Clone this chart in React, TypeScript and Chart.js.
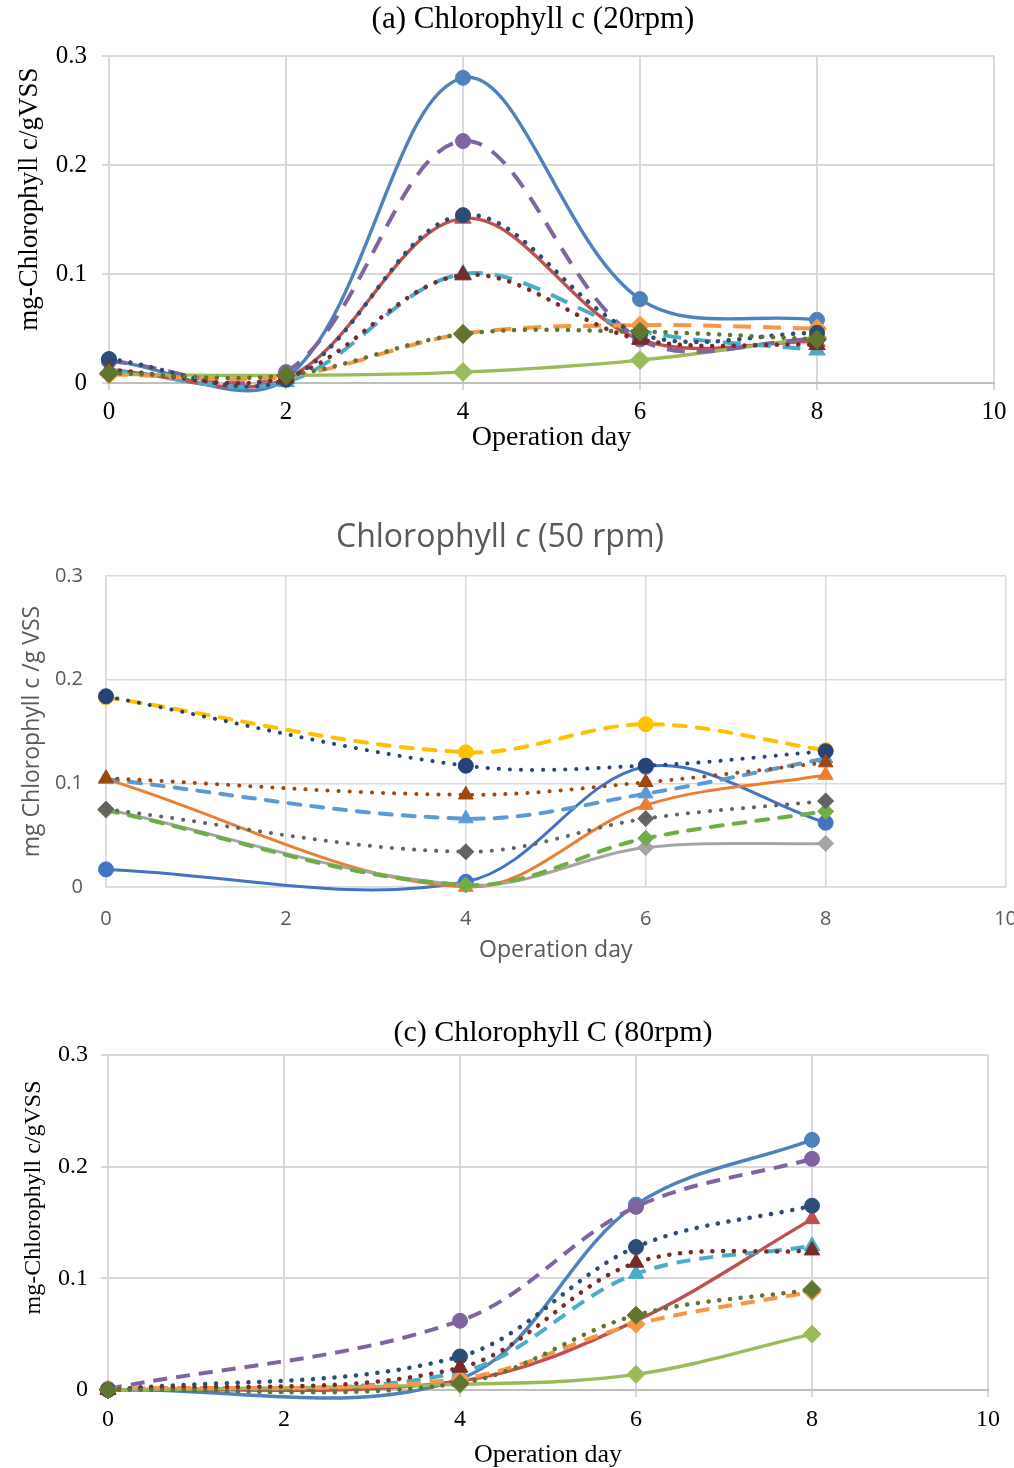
import React, { useEffect, useRef } from "react";
import { Chart, registerables } from "chart.js";
Chart.register(...registerables);

// ---------------- shared ----------------
const yTickLabels = ["0", "0.1", "0.2", "0.3"];
const lineKinds = ["solid", "solid", "solid", "dash", "dash", "dash", "dot", "dot", "dot"];
const markerKinds = ["circle", "triangle", "rectRot", "circle", "triangle", "rectRot", "circle", "triangle", "rectRot"];

// ---------------- (a) 20 rpm ----------------
const daysA = [0, 2, 4, 6, 8];
const a1 = [0.021, 0.004, 0.280, 0.077, 0.058];
const a2 = [0.012, 0.004, 0.151, 0.040, 0.038];
const a3 = [0.008, 0.007, 0.010, 0.021, 0.042];
const a4 = [0.020, 0.010, 0.222, 0.040, 0.040];
const a5 = [0.012, 0.001, 0.100, 0.048, 0.030];
const a6 = [0.008, 0.006, 0.045, 0.053, 0.050];
const a7 = [0.022, 0.003, 0.154, 0.045, 0.046];
const a8 = [0.012, 0.005, 0.099, 0.040, 0.035];
const a9 = [0.009, 0.007, 0.045, 0.047, 0.040];
const seriesA = [a1, a2, a3, a4, a5, a6, a7, a8, a9];
const colorsA = ["#4F81BD", "#C0504D", "#9BBB59", "#8064A2", "#4BACC6", "#F79646", "#2C4D75", "#772C2A", "#5F7530"];

// ---------------- (b) 50 rpm ----------------
const daysB = [0, 4, 6, 8];
const b1 = [0.017, 0.005, 0.116, 0.062];
const b2 = [0.104, 0.000, 0.079, 0.108];
const b3 = [0.075, 0.002, 0.038, 0.042];
const b4 = [0.183, 0.130, 0.157, 0.132];
const b5 = [0.104, 0.066, 0.090, 0.124];
const b6 = [0.074, 0.002, 0.047, 0.073];
const b7 = [0.184, 0.117, 0.117, 0.131];
const b8 = [0.105, 0.089, 0.101, 0.120];
const b9 = [0.075, 0.034, 0.066, 0.083];
const seriesB = [b1, b2, b3, b4, b5, b6, b7, b8, b9];
const colorsB = ["#4472C4", "#ED7D31", "#A5A5A5", "#FFC000", "#5B9BD5", "#70AD47", "#264478", "#9E480E", "#636363"];

// ---------------- (c) 80 rpm ----------------
const daysC = [0, 4, 6, 8];
const c1 = [0.000, 0.010, 0.166, 0.224];
const c2 = [0.000, 0.008, 0.062, 0.153];
const c3 = [0.000, 0.005, 0.014, 0.050];
const c4 = [0.001, 0.062, 0.164, 0.207];
const c5 = [0.000, 0.016, 0.104, 0.129];
const c6 = [0.001, 0.010, 0.059, 0.088];
const c7 = [0.000, 0.030, 0.128, 0.165];
const c8 = [0.000, 0.020, 0.114, 0.125];
const c9 = [0.000, 0.006, 0.067, 0.090];
const seriesC = [c1, c2, c3, c4, c5, c6, c7, c8, c9];
const colorsC = colorsA;

const titleA = [{ t: "(a) Chlorophyll c (20rpm)" }];
const titleB = [{ t: "Chlorophyll " }, { t: "c", italic: true }, { t: " (50 rpm)" }];
const titleC = [{ t: "(c) Chlorophyll C (80rpm)" }];
const yTitleAC = "mg-Chlorophyll c/gVSS";
const yTitleB = "mg Chlorophyll c /g VSS";
const xTitle = "Operation day";

const SERIF = "'Liberation Serif', 'Times New Roman', serif";
const SANS = "'Open Sans', 'Noto Sans', sans-serif";

type Part = { t: string; italic?: boolean };
type TextItem = { parts: Part[]; x: number; y: number; size: number; family: string; color: string; rotate?: boolean };

function textPlugin(items: TextItem[]) {
  return {
    id: "customText",
    afterDraw(chart: any) {
      const ctx = chart.ctx as CanvasRenderingContext2D;
      items.forEach((it) => {
        ctx.save();
        ctx.fillStyle = it.color;
        ctx.textBaseline = "middle";
        ctx.textAlign = "left";
        const fontOf = (p: Part) => `${p.italic ? "italic " : ""}${it.size}px ${it.family}`;
        const widths = it.parts.map((p) => {
          ctx.font = fontOf(p);
          return ctx.measureText(p.t).width;
        });
        const total = widths.reduce((s, w) => s + w, 0);
        ctx.translate(it.x, it.y);
        if (it.rotate) ctx.rotate(-Math.PI / 2);
        let cx = -total / 2;
        it.parts.forEach((p, i) => {
          ctx.font = fontOf(p);
          ctx.fillText(p.t, cx, 0);
          cx += widths[i];
        });
        ctx.restore();
      });
    },
  };
}

type Spec = {
  days: number[];
  series: number[][];
  colors: string[];
  lw: { solid: number; dash: number; dot: number };
  dash: number[];
  dashCap: "butt" | "round";
  dot: number[];
  radius: { circle: number; triangle: number; rectRot: number };
  padTop: number;
  padRight: number;
  yWidth: number;
  xHeight: number;
  gridColor: string;
  gridWidth: number;
  axisColor: string;
  axisWidth: number;
  drawTicks: boolean;
  tickColor: string;
  tickFont: { family: string; size: number };
  xTickPad: number;
  yTickPad: number;
  xTitleFont: { family: string; size: number };
  xTitlePadBottom: number;
  texts: TextItem[];
};

function buildConfig(s: Spec): any {
  const datasets = s.series.map((vals, i) => {
    const kind = lineKinds[i];
    const mk = markerKinds[i] as "circle" | "triangle" | "rectRot";
    return {
      label: "S" + (i + 1),
      data: s.days.map((d, j) => ({ x: d, y: vals[j] })),
      borderColor: s.colors[i],
      backgroundColor: s.colors[i],
      borderWidth: kind === "solid" ? s.lw.solid : kind === "dash" ? s.lw.dash : s.lw.dot,
      borderDash: kind === "solid" ? [] : kind === "dash" ? s.dash : s.dot,
      borderCapStyle: kind === "dot" ? "round" : kind === "dash" ? s.dashCap : "butt",
      tension: 0.35,
      pointStyle: mk,
      pointRadius: s.radius[mk],
      pointBorderWidth: 1,
      pointBackgroundColor: s.colors[i],
      pointBorderColor: s.colors[i],
      clip: false,
      order: 20 - i,
    };
  });
  return {
    type: "line",
    data: { datasets },
    options: {
      animation: false,
      responsive: false,
      maintainAspectRatio: false,
      devicePixelRatio: 1,
      events: [],
      layout: { padding: { top: s.padTop, right: s.padRight, left: 0, bottom: 0 } },
      elements: { line: { capBezierPoints: false } },
      plugins: { legend: { display: false }, tooltip: { enabled: false }, title: { display: false } },
      scales: {
        x: {
          type: "linear",
          min: 0,
          max: 10,
          afterFit: (sc: any) => {
            sc.height = s.xHeight;
          },
          ticks: {
            stepSize: 2,
            color: s.tickColor,
            padding: s.xTickPad,
            font: { family: s.tickFont.family, size: s.tickFont.size, lineHeight: 1.2 },
            maxRotation: 0,
            callback: (v: number) => String(v),
          },
          grid: {
            color: s.gridColor,
            lineWidth: s.gridWidth,
            drawTicks: s.drawTicks,
            tickLength: 7,
            tickColor: s.gridColor,
          },
          border: { color: s.axisColor, width: s.axisWidth },
          title: {
            display: true,
            text: xTitle,
            color: s.tickColor,
            font: { family: s.xTitleFont.family, size: s.xTitleFont.size, lineHeight: 1 },
            padding: { top: 0, bottom: s.xTitlePadBottom },
          },
        },
        y: {
          type: "linear",
          min: 0,
          max: 0.3,
          afterFit: (sc: any) => {
            sc.width = s.yWidth;
          },
          ticks: {
            stepSize: 0.1,
            color: s.tickColor,
            padding: s.yTickPad,
            font: { family: s.tickFont.family, size: s.tickFont.size, lineHeight: 1.2 },
            callback: (v: number) => yTickLabels[Math.round(v * 10)] ?? "",
          },
          grid: {
            color: s.gridColor,
            lineWidth: s.gridWidth,
            drawTicks: s.drawTicks,
            tickLength: 7,
            tickColor: s.gridColor,
          },
          border: { color: s.gridColor, width: s.gridWidth },
        },
      },
    },
    plugins: [textPlugin(s.texts)],
  };
}

const specA: Spec = {
  days: daysA,
  series: seriesA,
  colors: colorsA,
  lw: { solid: 3.4, dash: 4, dot: 4.5 },
  dash: [18, 12],
  dashCap: "butt",
  dot: [0.1, 10.7],
  radius: { circle: 7.5, triangle: 9.5, rectRot: 9.5 },
  padTop: 56,
  padRight: 20,
  yWidth: 109,
  xHeight: 77,
  gridColor: "#D9D9D9",
  gridWidth: 2,
  axisColor: "#BFBFBF",
  axisWidth: 2,
  drawTicks: true,
  tickColor: "#000000",
  tickFont: { family: SERIF, size: 25 },
  xTickPad: 7,
  yTickPad: 15,
  xTitleFont: { family: SERIF, size: 28 },
  xTitlePadBottom: 8,
  texts: [
    { parts: titleA, x: 533, y: 20, size: 31, family: SERIF, color: "#000000" },
    { parts: [{ t: yTitleAC }], x: 30, y: 199, size: 27, family: SERIF, color: "#000000", rotate: true },
  ],
};

const specB: Spec = {
  days: daysB,
  series: seriesB,
  colors: colorsB,
  lw: { solid: 3, dash: 4, dot: 4 },
  dash: [12, 11],
  dashCap: "round",
  dot: [0.1, 11],
  radius: { circle: 7.5, triangle: 8.5, rectRot: 8 },
  padTop: 86,
  padRight: 25,
  yWidth: 106,
  xHeight: 78,
  gridColor: "#D9D9D9",
  gridWidth: 1.5,
  axisColor: "#D9D9D9",
  axisWidth: 1.5,
  drawTicks: false,
  tickColor: "#595959",
  tickFont: { family: SANS, size: 20 },
  xTickPad: 20,
  yTickPad: 23,
  xTitleFont: { family: SANS, size: 23 },
  xTitlePadBottom: 3,
  texts: [
    { parts: titleB, x: 500, y: 48, size: 32, family: SANS, color: "#595959" },
    { parts: [{ t: yTitleB }], x: 32, y: 241.5, size: 23, family: SANS, color: "#595959", rotate: true },
  ],
};

const specC: Spec = {
  days: daysC,
  series: seriesC,
  colors: colorsC,
  lw: { solid: 3.4, dash: 4, dot: 4.5 },
  dash: [14, 9],
  dashCap: "butt",
  dot: [0.1, 10.7],
  radius: { circle: 7.5, triangle: 9, rectRot: 9 },
  padTop: 45,
  padRight: 26,
  yWidth: 108,
  xHeight: 78,
  gridColor: "#D9D9D9",
  gridWidth: 2,
  axisColor: "#BFBFBF",
  axisWidth: 2,
  drawTicks: true,
  tickColor: "#000000",
  tickFont: { family: SERIF, size: 24 },
  xTickPad: 8,
  yTickPad: 13,
  xTitleFont: { family: SERIF, size: 26 },
  xTitlePadBottom: 0,
  texts: [
    { parts: titleC, x: 553, y: 23, size: 30, family: SERIF, color: "#000000" },
    { parts: [{ t: yTitleAC }], x: 34, y: 187.5, size: 24, family: SERIF, color: "#000000", rotate: true },
  ],
};

function Panel({ spec, top, width, height }: { spec: Spec; top: number; width: number; height: number }) {
  const ref = useRef<HTMLCanvasElement>(null);
  useEffect(() => {
    const chart = new Chart(ref.current as HTMLCanvasElement, buildConfig(spec));
    return () => chart.destroy();
  }, [spec]);
  return (
    <div style={{ position: "absolute", left: 0, top, width: 1014, height, overflow: "hidden", background: "#fff" }}>
      <canvas ref={ref} width={width} height={height} style={{ display: "block", width, height }} />
    </div>
  );
}

export default function App() {
  return (
    <div style={{ position: "absolute", left: 0, top: 0, width: 1014, height: 1468, background: "#fff", overflow: "hidden" }}>
      <Panel spec={specA} top={0} width={1014} height={460} />
      <Panel spec={specB} top={490} width={1037} height={475} />
      <Panel spec={specC} top={1010} width={1014} height={458} />
    </div>
  );
}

§ **Required work**:
Take each line containing the string "React" and copy it out.

§ **Exercise output**:
Clone this chart in React, TypeScript and Chart.js.
import React, { useEffect, useRef } from "react";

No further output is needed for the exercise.